◆ **Task prompt**: Retype the whole listing, please, keeping every line exact and dropping the pictures.

◆ **Dataset extract**:
+===+

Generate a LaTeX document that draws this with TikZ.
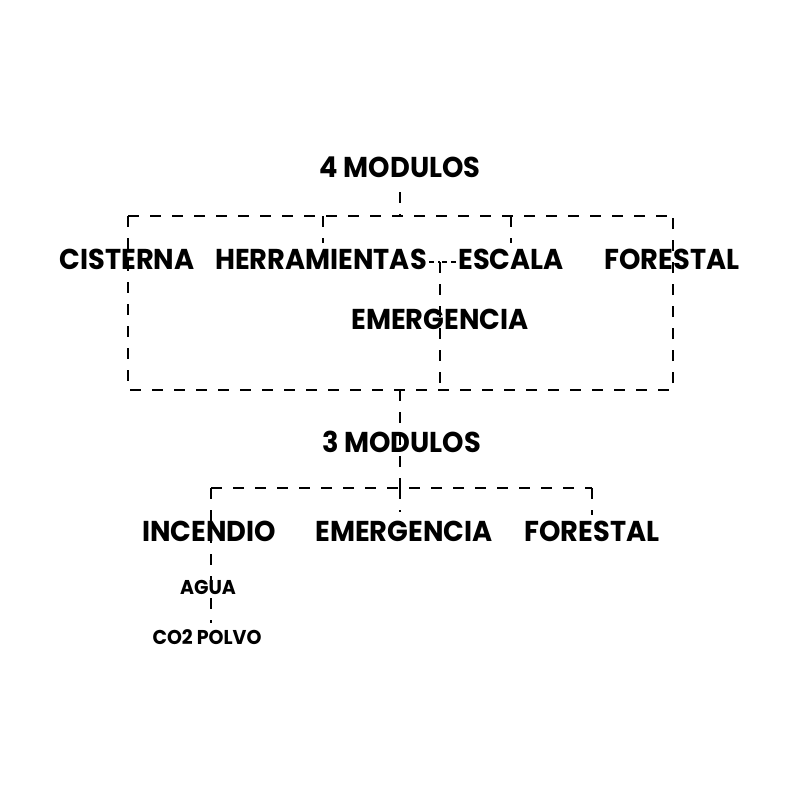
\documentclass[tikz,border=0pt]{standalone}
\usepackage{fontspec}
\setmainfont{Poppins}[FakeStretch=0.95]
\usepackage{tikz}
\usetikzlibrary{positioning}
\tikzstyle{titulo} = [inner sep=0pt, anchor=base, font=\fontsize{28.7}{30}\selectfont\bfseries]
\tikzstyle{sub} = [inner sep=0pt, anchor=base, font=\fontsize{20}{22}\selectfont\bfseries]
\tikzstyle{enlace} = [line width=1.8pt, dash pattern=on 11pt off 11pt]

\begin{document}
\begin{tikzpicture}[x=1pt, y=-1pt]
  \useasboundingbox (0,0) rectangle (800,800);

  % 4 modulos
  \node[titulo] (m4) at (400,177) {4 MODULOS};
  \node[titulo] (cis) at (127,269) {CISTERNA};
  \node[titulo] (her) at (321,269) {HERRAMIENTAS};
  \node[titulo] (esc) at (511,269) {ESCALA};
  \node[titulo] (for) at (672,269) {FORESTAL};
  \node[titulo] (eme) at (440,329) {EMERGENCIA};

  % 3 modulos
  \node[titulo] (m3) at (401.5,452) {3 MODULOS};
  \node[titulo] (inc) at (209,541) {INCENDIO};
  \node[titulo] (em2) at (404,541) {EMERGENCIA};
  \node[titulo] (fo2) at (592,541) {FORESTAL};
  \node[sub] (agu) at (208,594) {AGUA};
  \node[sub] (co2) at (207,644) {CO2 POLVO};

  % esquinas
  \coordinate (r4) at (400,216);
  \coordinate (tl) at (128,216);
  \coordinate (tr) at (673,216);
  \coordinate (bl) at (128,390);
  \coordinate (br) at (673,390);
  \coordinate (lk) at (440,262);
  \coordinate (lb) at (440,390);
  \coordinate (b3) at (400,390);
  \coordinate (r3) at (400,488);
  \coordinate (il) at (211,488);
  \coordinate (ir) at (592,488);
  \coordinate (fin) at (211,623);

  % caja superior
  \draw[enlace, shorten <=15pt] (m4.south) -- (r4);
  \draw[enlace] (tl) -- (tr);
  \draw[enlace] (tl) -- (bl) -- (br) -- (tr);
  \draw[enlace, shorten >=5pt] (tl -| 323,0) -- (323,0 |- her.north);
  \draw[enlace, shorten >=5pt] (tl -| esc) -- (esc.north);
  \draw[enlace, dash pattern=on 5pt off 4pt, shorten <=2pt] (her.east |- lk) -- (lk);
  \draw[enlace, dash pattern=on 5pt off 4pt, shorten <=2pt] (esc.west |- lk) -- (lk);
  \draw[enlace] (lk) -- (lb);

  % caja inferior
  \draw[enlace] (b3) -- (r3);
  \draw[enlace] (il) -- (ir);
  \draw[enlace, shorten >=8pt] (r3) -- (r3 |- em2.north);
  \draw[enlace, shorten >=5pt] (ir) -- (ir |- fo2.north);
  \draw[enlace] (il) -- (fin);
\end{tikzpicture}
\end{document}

+===+

◆ **Reply to the exercise**:
Generate a LaTeX document that draws this with TikZ.
\documentclass[tikz,border=0pt]{standalone}
\usepackage{fontspec}
\setmainfont{Poppins}[FakeStretch=0.95]
\usepackage{tikz}
\usetikzlibrary{positioning}
\tikzstyle{titulo} = [inner sep=0pt, anchor=base, font=\fontsize{28.7}{30}\selectfont\bfseries]
\tikzstyle{sub} = [inner sep=0pt, anchor=base, font=\fontsize{20}{22}\selectfont\bfseries]
\tikzstyle{enlace} = [line width=1.8pt, dash pattern=on 11pt off 11pt]

\begin{document}
\begin{tikzpicture}[x=1pt, y=-1pt]
  \useasboundingbox (0,0) rectangle (800,800);

  % 4 modulos
  \node[titulo] (m4) at (400,177) {4 MODULOS};
  \node[titulo] (cis) at (127,269) {CISTERNA};
  \node[titulo] (her) at (321,269) {HERRAMIENTAS};
  \node[titulo] (esc) at (511,269) {ESCALA};
  \node[titulo] (for) at (672,269) {FORESTAL};
  \node[titulo] (eme) at (440,329) {EMERGENCIA};

  % 3 modulos
  \node[titulo] (m3) at (401.5,452) {3 MODULOS};
  \node[titulo] (inc) at (209,541) {INCENDIO};
  \node[titulo] (em2) at (404,541) {EMERGENCIA};
  \node[titulo] (fo2) at (592,541) {FORESTAL};
  \node[sub] (agu) at (208,594) {AGUA};
  \node[sub] (co2) at (207,644) {CO2 POLVO};

  % esquinas
  \coordinate (r4) at (400,216);
  \coordinate (tl) at (128,216);
  \coordinate (tr) at (673,216);
  \coordinate (bl) at (128,390);
  \coordinate (br) at (673,390);
  \coordinate (lk) at (440,262);
  \coordinate (lb) at (440,390);
  \coordinate (b3) at (400,390);
  \coordinate (r3) at (400,488);
  \coordinate (il) at (211,488);
  \coordinate (ir) at (592,488);
  \coordinate (fin) at (211,623);

  % caja superior
  \draw[enlace, shorten <=15pt] (m4.south) -- (r4);
  \draw[enlace] (tl) -- (tr);
  \draw[enlace] (tl) -- (bl) -- (br) -- (tr);
  \draw[enlace, shorten >=5pt] (tl -| 323,0) -- (323,0 |- her.north);
  \draw[enlace, shorten >=5pt] (tl -| esc) -- (esc.north);
  \draw[enlace, dash pattern=on 5pt off 4pt, shorten <=2pt] (her.east |- lk) -- (lk);
  \draw[enlace, dash pattern=on 5pt off 4pt, shorten <=2pt] (esc.west |- lk) -- (lk);
  \draw[enlace] (lk) -- (lb);

  % caja inferior
  \draw[enlace] (b3) -- (r3);
  \draw[enlace] (il) -- (ir);
  \draw[enlace, shorten >=8pt] (r3) -- (r3 |- em2.north);
  \draw[enlace, shorten >=5pt] (ir) -- (ir |- fo2.north);
  \draw[enlace] (il) -- (fin);
\end{tikzpicture}
\end{document}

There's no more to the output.